Le pouvoir d’achat des certificats de papier de la banque centrale est établi sur celui des certificats des différentes banques. Ces certificats ont un pouvoir d’achat du fait de leur lien avec l’or. Dès lors, les certificats de papier de la banque centrale, qui sont entièrement garantis par les certificats des autres banques, sont également liés à l’or. Il s’ensuit donc que les certificats de papier de la banque centrale ont aussi acquis leur pouvoir d’achat grâce à leur lien avec l’or.
Maintenant, suivant le théorème de régression, une fois que le certificat de papier de la banque centrale a acquis son pouvoir d’achat, celui-ci sert de donnée à la demande de ce certificat. Le pouvoir d’achat actuel d’une certaine offre actuelle de certificats de la banque centrale peut donc être établi. Ainsi, la valeur du certificat de papier de la banque centrale, c.-à-d. de la monnaie de papier appelée dollar, est établie du fait de son lien historique avec l’or.
Conclusion
Contrairement à la pensée populaire, la valeur d’un dollar de papier trouve son origine dans son lien avec l’or, et non dans un décret étatique ou une convention sociale. Selon le théorème de régression de Ludwig von Mises, la monnaie doit avoir été échangée comme marchandise. En outre, le fait qu’une entité ait établi un pouvoir d’achat par rapport à divers biens et services ne la qualifie pas aussitôt comme monnaie, c.-à-d. de média d’échange général. Pour que l’entité devienne de la monnaie, elle doit être largement acceptée.
Frank Shostak
- Hal Varian, « Why Is That Dollar Bill in Your Pocket Worth Anything?, » New York Times, Jan. 15, 2004.
- NdT : Le prix d’un bien est précisément la marque d’une offre échangée contre de la monnaie, donc le pouvoir d’achat de la monnaie se manifeste dans l’étendue des prix.
- Ludwig von Mises. Human Action: A Treatise on Economics, scholar’s ed. (Auburn, AL: Ludwig von Mises Institute, 1998), chap. 17.
- NdT : Mises a les convention sociales explicites à l’esprit, cependant, on pourrait voir le pouvoir d’achat de la monnaie comme une convention sociale implicite.
- NdT : À ce sujet, il est fort intéressant de lire le livre de Pascal Salin : Les systèmes monétaires : « Des besoins individuels aux réalités internationales », très pédagogique sur ce point.
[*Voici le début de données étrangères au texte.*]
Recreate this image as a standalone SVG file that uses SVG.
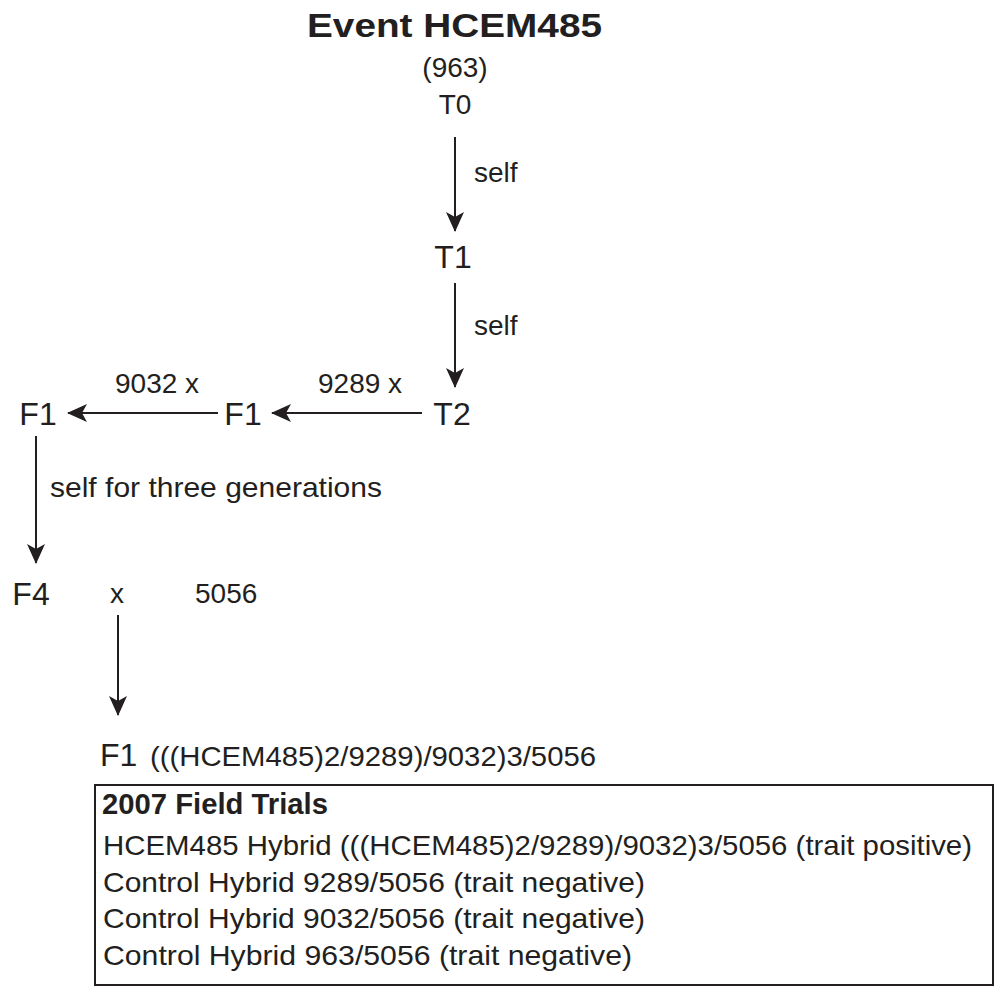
<svg xmlns="http://www.w3.org/2000/svg" width="997" height="991" viewBox="0 0 997 991">
<style>
text{font-family:"Liberation Sans",Arial,sans-serif;fill:#231f20}
.t{font-size:28px}
.n{font-size:32px}
.b{font-weight:bold}
.c{stroke:#231f20;stroke-width:2;fill:none}
</style>
<defs>
<marker id="ah" viewBox="0 0 20 20" refX="19" refY="10" markerWidth="20" markerHeight="20" markerUnits="userSpaceOnUse" orient="auto">
<path d="M0,1 L20,10 L0,19 L5,10 Z" fill="#231f20"/>
</marker>
</defs>
<rect width="997" height="991" fill="#fff"/>
<g id="title">
<text x="307" y="37" class="b" font-size="34" textLength="295" lengthAdjust="spacingAndGlyphs">Event HCEM485</text>
<text x="455" y="77" text-anchor="middle" class="t">(963)</text>
</g>
<g id="T0"><text x="455" y="114" text-anchor="middle" class="t">T0</text></g>
<g id="T1"><text x="453" y="268" text-anchor="middle" class="n">T1</text></g>
<g id="T2"><text x="452" y="425" text-anchor="middle" class="n">T2</text></g>
<g id="F1a"><text x="243" y="425" text-anchor="middle" class="n">F1</text></g>
<g id="F1b"><text x="38" y="425" text-anchor="middle" class="n">F1</text></g>
<g id="F4"><text x="31" y="605" text-anchor="middle" class="n">F4</text>
<text x="117" y="603" text-anchor="middle" class="t">x</text>
<text x="195" y="603" class="t">5056</text></g>
<g id="F1c"><text x="100" y="766" class="n">F1</text>
<text x="150" y="766" class="t" textLength="446" lengthAdjust="spacingAndGlyphs">(((HCEM485)2/9289)/9032)3/5056</text></g>
<g id="connectors">
<line class="c" x1="455" y1="137" x2="455" y2="231" marker-end="url(#ah)"/>
<text x="474" y="182" class="t">self</text>
<line class="c" x1="455" y1="283" x2="455" y2="387" marker-end="url(#ah)"/>
<text x="474" y="335" class="t">self</text>
<line class="c" x1="422" y1="413" x2="272" y2="413" marker-end="url(#ah)"/>
<text x="318" y="393" class="t">9289 x</text>
<line class="c" x1="218" y1="413" x2="68" y2="413" marker-end="url(#ah)"/>
<text x="115" y="393" class="t">9032 x</text>
<line class="c" x1="36" y1="436" x2="36" y2="563" marker-end="url(#ah)"/>
<text x="50" y="497" class="t" textLength="332" lengthAdjust="spacingAndGlyphs">self for three generations</text>
<line class="c" x1="118" y1="615" x2="118" y2="715" marker-end="url(#ah)"/>
</g>
<g id="trials">
<rect x="95" y="785" width="898" height="200" class="c"/>
<text x="102" y="814" class="b" font-size="29" textLength="226" lengthAdjust="spacingAndGlyphs">2007 Field Trials</text>
<text x="103" y="855" font-size="28" textLength="869" lengthAdjust="spacingAndGlyphs">HCEM485 Hybrid (((HCEM485)2/9289)/9032)3/5056 (trait positive)</text>
<text x="103" y="892" font-size="28" textLength="542" lengthAdjust="spacingAndGlyphs">Control Hybrid 9289/5056 (trait negative)</text>
<text x="103" y="928" font-size="28" textLength="542" lengthAdjust="spacingAndGlyphs">Control Hybrid 9032/5056 (trait negative)</text>
<text x="103" y="965" font-size="28" textLength="529" lengthAdjust="spacingAndGlyphs">Control Hybrid 963/5056 (trait negative)</text>
</g>
</svg>
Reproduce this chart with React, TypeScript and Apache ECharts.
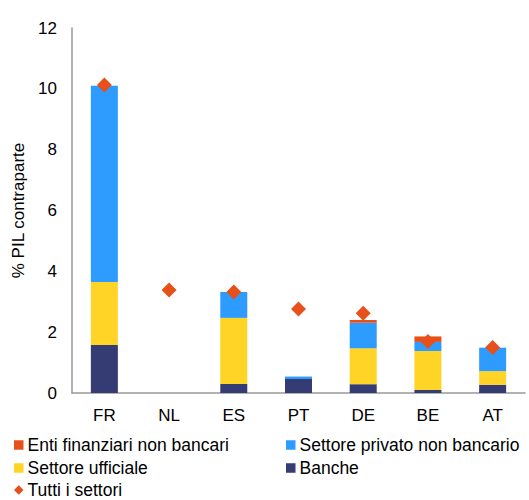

La citation de Rothbar est bizarre, le mot « media » se traduit par moyen. La monnaie est un moyen d’échange est plus compréhensible. Merci
Merci pour cette remarque. Nous avons harmonisé les termes employés par Rothbard et par Mises, le sens donné par medium et media étant celui d’un intermédiaire bien plus qu’un simple moyen. Dans l’explication donnée, il nous a semblé important d’appuyer cette nuance qui va au-delà du simple « moyen » de paiement.